Moving through to the restaurant we had homemade sour dough bread with a selection of butters to nibble on.

But first to starters. My choice was the baked goat’s cheese, warmed until it just brought out the full flavour, slightly sour but soft and creamy. Served on a disc of flaky pastry, the delicious fig jam with those crunchy seeds was a lovely sweet contrast. I also persuaded my friend to let me taste his smoked haddock tart, this was so soft and the fish so subtle, creme fraiche with chopped dill was all that was needed to complete the dish.

Local Derbyshire lamb, when expertly cooked is hard to beat and this rump, although cooked a little longer than the chef would have recommended I expect, was sweet and tender. I’m sorry but I just had to beg a taste and it fell apart, I was also intrigued to try it with the basil mashed potatoes and roasted pepper, and they worked perfectly together and made a real change to the traditional mint. The whole dish was brought together with the richness of a red wine sauce.

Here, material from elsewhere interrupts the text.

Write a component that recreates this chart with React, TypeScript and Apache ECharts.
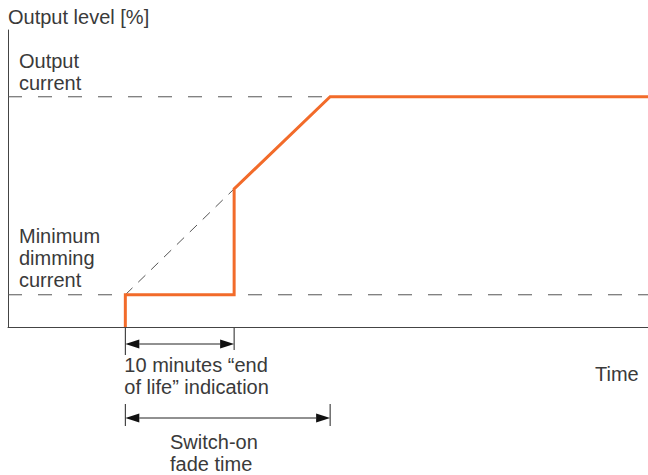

My own choice was the hake, a lighter dish with a moist deep piece of fish, and mixture of finely chopped herbs covering its crispy skin. It sat on a bed of warm new potatoes and finely diced peppers, red onion and spring onions. The lemon and caper oil dressing was fresh and didn’t over power the fish.

Desserts are where a chef can really allow his artistry to flourish, and the presentation of my hazelnut parfait was superb, with tiny edible pansies and miniature marigolds. It tasted just as good as it looked, not too sweet, nicely cool and sharp from the smooth berry sorbet, and lots of different textures…a perfect finish. If though you have a more robust appetite, (like my husband !) the traditional puddings such as the Bakewell tart and treacle tart are really not to be missed.

The wine menu is extensive as you’d expect and the well-stocked bar boasts Chatsworth Gold and Bakewell Bitter from Peak Ales Brewery. I was reliably informed and noticed that the well-kept beer was going down a treat.

Like fine wine, the White Horse has matured to be one of our favourite places in Derbyshire to enjoy an evening with friends. We thank Dave and Melanie, owners of the White Horse for the last 12 years, and all their staff for a great evening.